Angus Knowles-Cutler, vice chairman and senior partner of Deloitte UK, said: “Major shifts are occurring in the UK workforce. Businesses are facing pressure to invest in technology and revise their operating models and occupations characterised by manual, clerical, administrative and repetitive tasks are being disrupted. This is causing many workers to fear that their jobs will be displaced and that they may not have the skills required to find alternative employment.
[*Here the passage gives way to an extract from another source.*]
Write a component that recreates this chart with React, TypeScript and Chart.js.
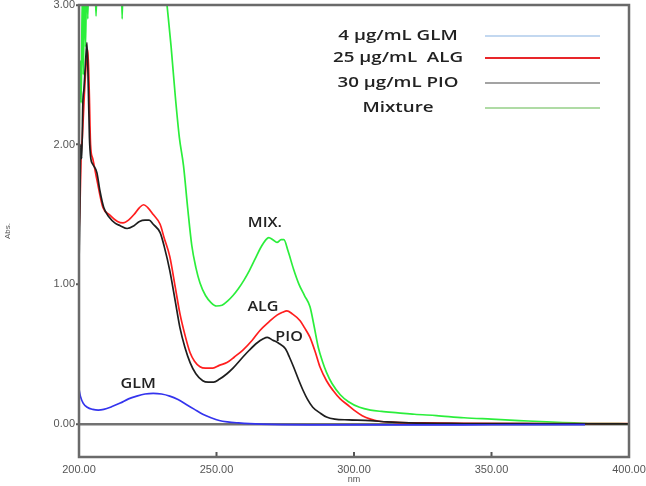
import React, { useEffect, useRef } from "react";
import { Chart, registerables } from "chart.js";

Chart.register(...registerables);

// ---- data (wavelength nm / absorbance) ----
const glmNm = [200, 200.5, 201.5, 203, 205, 207, 209, 212, 215, 218, 221, 224, 227, 230, 233, 236, 239, 242, 245, 248, 251, 254, 258, 262, 270, 290, 320, 350, 384];
const glmAbs = [0.25, 0.2, 0.15, 0.12, 0.105, 0.1, 0.105, 0.125, 0.15, 0.18, 0.2, 0.215, 0.22, 0.215, 0.2, 0.175, 0.14, 0.105, 0.07, 0.045, 0.025, 0.015, 0.008, 0.003, -0.003, -0.006, -0.006, -0.005, -0.004];

const algNm = [200, 200.4, 200.8, 201.2, 201.8, 202.5, 203.2, 203.7, 204.2, 205, 206.5, 208.7, 211, 214, 216, 218, 220, 222, 223.5, 225, 227, 229.5, 231, 233, 235, 236.7, 238.5, 240.4, 242, 244, 246, 248.7, 251, 253.8, 256.5, 259.6, 263, 265.8, 269, 272, 274, 275.6, 277.5, 280.4, 282, 284, 286, 287.6, 290, 292.4, 295, 297.5, 300, 303, 306, 309, 315, 325, 340, 370, 400];
const algAbs = [1.38, 1.6, 1.95, 2.05, 2.3, 2.55, 2.68, 2.4, 2.0, 1.9, 1.75, 1.55, 1.5, 1.45, 1.44, 1.46, 1.5, 1.55, 1.57, 1.55, 1.5, 1.43, 1.33, 1.2, 0.98, 0.79, 0.64, 0.51, 0.45, 0.41, 0.4, 0.4, 0.42, 0.44, 0.48, 0.53, 0.6, 0.67, 0.73, 0.78, 0.8, 0.81, 0.79, 0.74, 0.69, 0.62, 0.51, 0.41, 0.31, 0.24, 0.18, 0.14, 0.1, 0.06, 0.035, 0.02, 0.012, 0.008, 0.005, 0.003, 0.004];

const pioNm = [200, 200.3, 200.6, 201, 201.4, 201.8, 202.4, 202.9, 203.4, 203.8, 204.3, 205, 206.5, 207.6, 209, 211, 213, 215, 217.5, 220, 222, 224, 225.5, 227, 229.5, 231, 233, 235, 236.7, 238.5, 240.4, 242.5, 245, 247, 249, 251, 253.8, 256, 259.6, 262, 264.7, 267, 268.5, 270.5, 272.5, 275, 276.5, 278, 280, 281.5, 283, 285, 287.6, 290, 293, 298, 306, 312, 320, 340, 370, 400];
const pioAbs = [1.15, 1.5, 2.0, 1.9, 2.3, 2.4, 2.6, 2.73, 2.4, 2.05, 1.9, 1.86, 1.8, 1.67, 1.55, 1.48, 1.44, 1.42, 1.4, 1.42, 1.45, 1.46, 1.46, 1.43, 1.37, 1.27, 1.1, 0.88, 0.69, 0.55, 0.44, 0.36, 0.31, 0.3, 0.3, 0.32, 0.36, 0.4, 0.48, 0.53, 0.58, 0.61, 0.62, 0.6, 0.58, 0.54, 0.48, 0.41, 0.31, 0.24, 0.18, 0.12, 0.08, 0.05, 0.035, 0.03, 0.025, 0.015, 0.008, 0.004, 0.002, 0.001];

const mixNm = [200, 200.4, 200.8, 201.2, 201.6, 202, 202.4, 202.8, 203.2, 203.6, 204, 205, 205.8, 206.2, 206.6, 208, 215, 215.4, 215.7, 216, 220, 228, 231, 232, 233.5, 235, 236.5, 238, 239.5, 241, 242.5, 244, 246, 248, 250, 252, 254, 256, 258, 260, 262, 264, 266, 268, 269, 270.5, 272, 273.5, 274.5, 276, 278, 280, 282, 284, 285.5, 287, 288.5, 290, 292, 295, 298, 302, 306, 310, 316, 322, 330, 340, 350, 360, 370, 380, 385, 390, 400];
const mixAbs = [1.95, 2.6, 2.3, 3.1, 2.5, 3.2, 2.7, 3.3, 2.9, 3.3, 3.2, 3.3, 3.2, 2.92, 3.2, 3.4, 3.4, 3.2, 2.9, 3.2, 3.4, 3.4, 3.2, 3.0, 2.7, 2.35, 2.05, 1.85, 1.55, 1.28, 1.12, 1.01, 0.92, 0.87, 0.845, 0.85, 0.88, 0.92, 0.97, 1.03, 1.1, 1.18, 1.26, 1.32, 1.335, 1.32, 1.3, 1.32, 1.32, 1.24, 1.11, 1.0, 0.92, 0.84, 0.7, 0.55, 0.45, 0.37, 0.29, 0.21, 0.16, 0.12, 0.1, 0.09, 0.08, 0.07, 0.06, 0.045, 0.035, 0.025, 0.015, 0.008, 0.004, 0.003, 0.002];

const xTicks = [200, 250, 300, 350, 400];
const yTicks = [0, 1, 2, 3];

const legendLabels = ["4 µg/mL GLM", "25 µg/mL  ALG", "30 µg/mL PIO", "Mixture"];
const legendColors = ["#c3d8f0", "#e8262a", "#a3a3a3", "#afdba5"];

const curveLabels = ["GLM", "ALG", "PIO", "MIX."];
const curveLabelNm = [221.5, 266.9, 276.4, 267.6];
const curveLabelAbs = [0.29, 0.84, 0.62, 1.44];

const toPoints = (xs: number[], ys: number[]) => xs.map((x, i) => ({ x, y: ys[i] }));

function stretchedText(ctx: CanvasRenderingContext2D, text: string, x: number, y: number, sx: number, align: CanvasTextAlign) {
  ctx.save();
  ctx.translate(x, y);
  ctx.scale(sx, 1);
  ctx.textAlign = align;
  ctx.textBaseline = "middle";
  ctx.fillText(text, 0, 0);
  ctx.restore();
}

const decorPlugin = {
  id: "decor",
  afterDatasetsDraw(chart: any) {
    const { ctx, chartArea, scales } = chart;
    const xs = scales.x;
    const ys = scales.y;
    ctx.save();
    // inner tick marks on bottom axis
    ctx.strokeStyle = "#555";
    ctx.lineWidth = 2;
    xTicks.slice(1, -1).forEach((v) => {
      const px = xs.getPixelForValue(v);
      ctx.beginPath();
      ctx.moveTo(px, chartArea.bottom);
      ctx.lineTo(px, chartArea.bottom - 5);
      ctx.stroke();
    });
    // frame
    ctx.strokeStyle = "#6a6a6a";
    ctx.lineWidth = 2.5;
    ctx.strokeRect(chartArea.left, chartArea.top, chartArea.right - chartArea.left, chartArea.bottom - chartArea.top);

    // curve labels
    ctx.fillStyle = "#222";
    ctx.font = '600 14px "Open Sans"';
    curveLabels.forEach((t, i) => {
      stretchedText(ctx, t, xs.getPixelForValue(curveLabelNm[i]), ys.getPixelForValue(curveLabelAbs[i]), 1.15, "center");
    });

    // legend
    const rowsY = [36, 58, 83, 108];
    ctx.font = '600 15px "Open Sans"';
    legendLabels.forEach((t, i) => {
      ctx.fillStyle = "#222";
      stretchedText(ctx, t, 398, rowsY[i], 1.25, "center");
      ctx.strokeStyle = legendColors[i];
      ctx.lineWidth = 2;
      ctx.beginPath();
      ctx.moveTo(485, rowsY[i]);
      ctx.lineTo(600, rowsY[i]);
      ctx.stroke();
    });
    ctx.restore();
  },
};

export default function App() {
  const ref = useRef<HTMLCanvasElement | null>(null);
  useEffect(() => {
    if (!ref.current) return;
    const common = { pointRadius: 0, borderWidth: 1.7, cubicInterpolationMode: "monotone" as const, fill: false };
    const chart = new Chart(ref.current, {
      type: "line",
      data: {
        datasets: [
          { label: legendLabels[0], data: toPoints(glmNm, glmAbs), borderColor: "#3434ee", order: 0, ...common },
          { label: legendLabels[2], data: toPoints(pioNm, pioAbs), borderColor: "#1e1e1e", order: 1, ...common },
          { label: legendLabels[1], data: toPoints(algNm, algAbs), borderColor: "#ff1e1e", order: 2, ...common },
          { label: legendLabels[3], data: toPoints(mixNm, mixAbs), borderColor: "#2bee3b", order: 3, ...common },
        ],
      },
      options: {
        responsive: false,
        animation: false,
        devicePixelRatio: 1,
        layout: { padding: { top: 5, right: 17, left: 0, bottom: 0 } },
        plugins: { legend: { display: false }, tooltip: { enabled: false } },
        scales: {
          x: {
            type: "linear",
            min: 200,
            max: 400,
            afterBuildTicks: (s: any) => { s.ticks = xTicks.map((v) => ({ value: v })); },
            afterFit: (s: any) => { s.height = 29; s.paddingLeft = 0; s.paddingRight = 0; },
            grid: { drawOnChartArea: false, drawTicks: false },
            border: { display: false },
            ticks: {
              padding: 6,
              color: "#555",
              font: { family: '"Liberation Sans"', size: 11 },
              maxRotation: 0,
              autoSkip: false,
              callback: (v: any) => Number(v).toFixed(2),
            },
            title: { display: true, text: "nm", color: "#555", font: { family: '"Liberation Sans"', size: 9 }, padding: { top: 0, bottom: 1 } },
          },
          y: {
            min: -0.236,
            max: 3.0,
            afterBuildTicks: (s: any) => { s.ticks = yTicks.map((v) => ({ value: v })); },
            afterFit: (s: any) => { s.width = 79; s.paddingTop = 0; s.paddingBottom = 0; },
            grid: {
              color: (c: any) => (c.tick && c.tick.value === 0 ? "#727272" : "rgba(0,0,0,0)"),
              lineWidth: 2.5,
              tickLength: 3,
              tickColor: "#555",
              tickWidth: 2,
            },
            border: { display: false },
            ticks: {
              padding: 1,
              color: "#555",
              font: { family: '"Liberation Sans"', size: 11 },
              callback: (v: any) => Number(v).toFixed(2),
            },
            title: { display: true, text: "Abs.", color: "#555", font: { family: '"Liberation Sans"', size: 8 }, padding: { top: 3, bottom: 0 } },
          },
        },
      },
      plugins: [decorPlugin],
    } as any);
    return () => chart.destroy();
  }, []);
  return (
    <div style={{ position: "fixed", left: 0, top: 0, width: 646, height: 486, background: "#fff" }}>
      <canvas ref={ref} width={646} height={486} style={{ display: "block" }} />
    </div>
  );
}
“With rapid progress in technology, today’s students may face very different working practices. It is crucial that before students leave education they understand employers’ changing expectations and are equipped to meet them. In an online discussion of over 350 educators, recruiters and experienced workers, the ability to work alone, be self-sufficient and build relationships digitally were identified as the most important skills for workers in the future. In contrast, the ability to work in a team was recognised as being far less important in the future workplace.4”
Alternative career paths
Our analysis offers a different scenario to the doom and gloom of technology-fueled mass unemployment. Throughout history, advances in technology have led to more and better-paid jobs and so far in the 21st century, things have been no different. We know that the type of jobs we do and the way we work will change but our latest research shows that as transferable skills are more highly valued in growth occupations, opportunities will exist for workers to transition between industries and occupations. As a result businesses and workers will need to be more flexible when considering candidates and job opportunities respectively, while policymakers should focus more on developing skills rather than knowledge through education and training.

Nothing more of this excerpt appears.